*Dataset extract*

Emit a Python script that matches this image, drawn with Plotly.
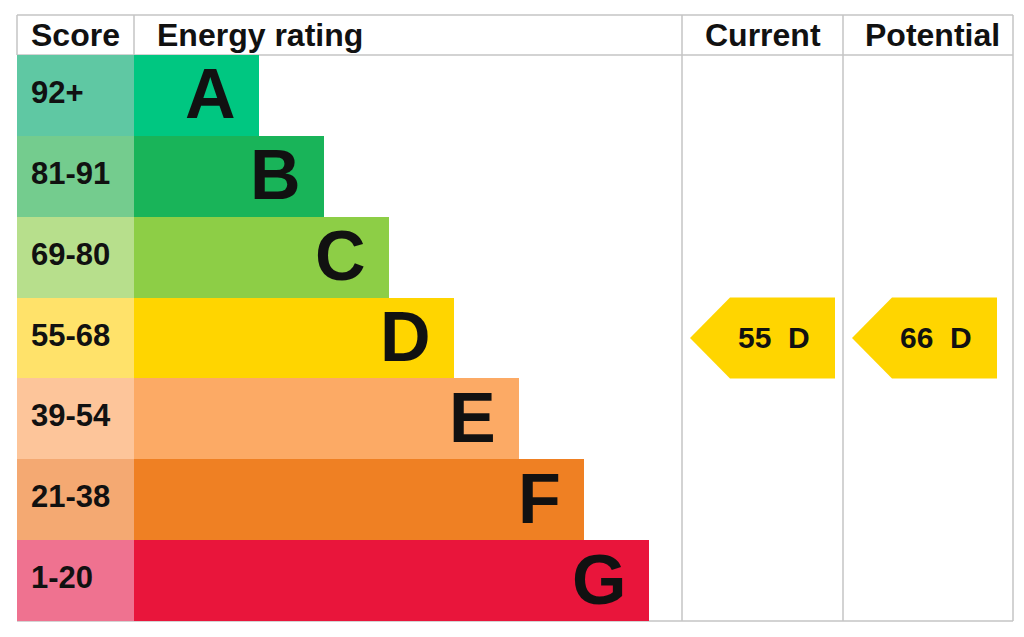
import plotly.graph_objects as go

# ---- data ----
bands = ["A", "B", "C", "D", "E", "F", "G"]
score_ranges = ["92+", "81-91", "69-80", "55-68", "39-54", "21-38", "1-20"]
band_lower = [92, 81, 69, 55, 39, 21, 1]
band_colors = ["#00C781", "#19B459", "#8DCE46", "#FFD500", "#FCAA65", "#EF8023", "#E9153B"]
score_colors = ["#5FC8A3", "#74CC8E", "#B7DF8C", "#FFE26A", "#FDC59A", "#F4A972", "#EF7290"]
headers = ["Score", "Energy rating", "Current", "Potential"]
current_score = 55
potential_score = 66

# ---- layout geometry (pixels) ----
W, H = 1024, 637
OFF = 8  # page body margin
left, top, right, bottom = 17, 15, 1013, 621
head_bot = 55
col_score = 134
col_cur = 682
col_pot = 843
row_h = (bottom - head_bot) / len(bands)
row_c = [head_bot + row_h * (i + 0.5) for i in range(len(bands))]
bar_len = [125 + 65 * i for i in range(len(bands))]

FONT = "Liberation Sans, Arial, sans-serif"
TXT = "#111111"
GRID = "#C4C4C4"

def band_of(score):
    for i, lo in enumerate(band_lower):
        if score >= lo:
            return i
    return len(band_lower) - 1

fig = go.Figure()

# score column
fig.add_trace(go.Bar(
    orientation="h", y=row_c, x=[col_score - left] * len(bands), base=left,
    width=row_h, marker=dict(color=score_colors, line=dict(width=0)),
    hoverinfo="skip", showlegend=False))
# energy bars
fig.add_trace(go.Bar(
    orientation="h", y=row_c, x=bar_len, base=col_score,
    width=row_h, marker=dict(color=band_colors, line=dict(width=0)),
    hoverinfo="skip", showlegend=False))

annotations = []
for i in range(len(bands)):
    annotations.append(dict(x=left + 12, y=row_c[i] - 3, text=score_ranges[i], xanchor="left",
                            yanchor="middle", showarrow=False,
                            font=dict(family=FONT, size=31, color=TXT, weight="bold")))
    annotations.append(dict(x=col_score + bar_len[i] - 21, y=row_c[i] - 1, text=bands[i],
                            xanchor="right", yanchor="middle", showarrow=False,
                            font=dict(family=FONT, size=70, color=TXT, weight="bold")))

# arrows
def arrow(score, x0, x1):
    i = band_of(score)
    yc = row_c[i]
    y0, y1 = yc - row_h / 2, yc + row_h / 2
    notch = x0 + 40
    xs = [x0, notch, x1, x1, notch, x0]
    ys = [yc, y0, y0, y1, y1, yc]
    fig.add_trace(go.Scatter(x=xs, y=ys, mode="lines", fill="toself",
                             fillcolor=band_colors[i], line=dict(width=0, color=band_colors[i]),
                             hoverinfo="skip", showlegend=False))
    annotations.append(dict(x=(notch + x1) / 2 - 9, y=yc - 1, text=f"{score}  {bands[i]}",
                            xanchor="center", yanchor="middle", showarrow=False,
                            font=dict(family=FONT, size=30, color=TXT, weight="bold")))

arrow(current_score, 690, 835)
arrow(potential_score, 852, 997)

# headers
hx = [((left + col_score) / 2, "center"), (155, "left"),
      ((col_cur + col_pot) / 2, "center"), ((col_pot + right) / 2 + 4, "center")]
for (x, anc), t in zip(hx, headers):
    annotations.append(dict(x=x, y=(top + head_bot) / 2, text=t, xanchor=anc,
                            yanchor="middle", showarrow=False,
                            font=dict(family=FONT, size=32, color=TXT, weight="bold")))

shapes = []
def line(x0, y0, x1, y1):
    shapes.append(dict(type="line", x0=x0, y0=y0, x1=x1, y1=y1, xref="x", yref="y",
                       line=dict(color=GRID, width=1.5), layer="below"))

line(left, top, right, top)
line(left, head_bot, right, head_bot)
line(left, bottom, right, bottom)
line(left, top, left, head_bot)
line(col_score, top, col_score, head_bot)
line(col_cur, top, col_cur, bottom)
line(col_pot, top, col_pot, bottom)
line(right, top, right, bottom)

fig.update_layout(
    width=W, height=H, margin=dict(l=0, r=0, t=0, b=0),
    paper_bgcolor="white", plot_bgcolor="white",
    barmode="overlay", bargap=0,
    xaxis=dict(range=[OFF, W + OFF], visible=False, fixedrange=True),
    yaxis=dict(range=[H + OFF, OFF], visible=False, fixedrange=True),
    annotations=annotations, shapes=shapes, showlegend=False,
)

fig.write_html("out.html")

*Short exercise*
Word for word, quote the full listing, omitting every picture.

*Solution to this task*
Emit a Python script that matches this image, drawn with Plotly.
import plotly.graph_objects as go

# ---- data ----
bands = ["A", "B", "C", "D", "E", "F", "G"]
score_ranges = ["92+", "81-91", "69-80", "55-68", "39-54", "21-38", "1-20"]
band_lower = [92, 81, 69, 55, 39, 21, 1]
band_colors = ["#00C781", "#19B459", "#8DCE46", "#FFD500", "#FCAA65", "#EF8023", "#E9153B"]
score_colors = ["#5FC8A3", "#74CC8E", "#B7DF8C", "#FFE26A", "#FDC59A", "#F4A972", "#EF7290"]
headers = ["Score", "Energy rating", "Current", "Potential"]
current_score = 55
potential_score = 66

# ---- layout geometry (pixels) ----
W, H = 1024, 637
OFF = 8  # page body margin
left, top, right, bottom = 17, 15, 1013, 621
head_bot = 55
col_score = 134
col_cur = 682
col_pot = 843
row_h = (bottom - head_bot) / len(bands)
row_c = [head_bot + row_h * (i + 0.5) for i in range(len(bands))]
bar_len = [125 + 65 * i for i in range(len(bands))]

FONT = "Liberation Sans, Arial, sans-serif"
TXT = "#111111"
GRID = "#C4C4C4"

def band_of(score):
    for i, lo in enumerate(band_lower):
        if score >= lo:
            return i
    return len(band_lower) - 1

fig = go.Figure()

# score column
fig.add_trace(go.Bar(
    orientation="h", y=row_c, x=[col_score - left] * len(bands), base=left,
    width=row_h, marker=dict(color=score_colors, line=dict(width=0)),
    hoverinfo="skip", showlegend=False))
# energy bars
fig.add_trace(go.Bar(
    orientation="h", y=row_c, x=bar_len, base=col_score,
    width=row_h, marker=dict(color=band_colors, line=dict(width=0)),
    hoverinfo="skip", showlegend=False))

annotations = []
for i in range(len(bands)):
    annotations.append(dict(x=left + 12, y=row_c[i] - 3, text=score_ranges[i], xanchor="left",
                            yanchor="middle", showarrow=False,
                            font=dict(family=FONT, size=31, color=TXT, weight="bold")))
    annotations.append(dict(x=col_score + bar_len[i] - 21, y=row_c[i] - 1, text=bands[i],
                            xanchor="right", yanchor="middle", showarrow=False,
                            font=dict(family=FONT, size=70, color=TXT, weight="bold")))

# arrows
def arrow(score, x0, x1):
    i = band_of(score)
    yc = row_c[i]
    y0, y1 = yc - row_h / 2, yc + row_h / 2
    notch = x0 + 40
    xs = [x0, notch, x1, x1, notch, x0]
    ys = [yc, y0, y0, y1, y1, yc]
    fig.add_trace(go.Scatter(x=xs, y=ys, mode="lines", fill="toself",
                             fillcolor=band_colors[i], line=dict(width=0, color=band_colors[i]),
                             hoverinfo="skip", showlegend=False))
    annotations.append(dict(x=(notch + x1) / 2 - 9, y=yc - 1, text=f"{score}  {bands[i]}",
                            xanchor="center", yanchor="middle", showarrow=False,
                            font=dict(family=FONT, size=30, color=TXT, weight="bold")))

arrow(current_score, 690, 835)
arrow(potential_score, 852, 997)

# headers
hx = [((left + col_score) / 2, "center"), (155, "left"),
      ((col_cur + col_pot) / 2, "center"), ((col_pot + right) / 2 + 4, "center")]
for (x, anc), t in zip(hx, headers):
    annotations.append(dict(x=x, y=(top + head_bot) / 2, text=t, xanchor=anc,
                            yanchor="middle", showarrow=False,
                            font=dict(family=FONT, size=32, color=TXT, weight="bold")))

shapes = []
def line(x0, y0, x1, y1):
    shapes.append(dict(type="line", x0=x0, y0=y0, x1=x1, y1=y1, xref="x", yref="y",
                       line=dict(color=GRID, width=1.5), layer="below"))

line(left, top, right, top)
line(left, head_bot, right, head_bot)
line(left, bottom, right, bottom)
line(left, top, left, head_bot)
line(col_score, top, col_score, head_bot)
line(col_cur, top, col_cur, bottom)
line(col_pot, top, col_pot, bottom)
line(right, top, right, bottom)

fig.update_layout(
    width=W, height=H, margin=dict(l=0, r=0, t=0, b=0),
    paper_bgcolor="white", plot_bgcolor="white",
    barmode="overlay", bargap=0,
    xaxis=dict(range=[OFF, W + OFF], visible=False, fixedrange=True),
    yaxis=dict(range=[H + OFF, OFF], visible=False, fixedrange=True),
    annotations=annotations, shapes=shapes, showlegend=False,
)

fig.write_html("out.html")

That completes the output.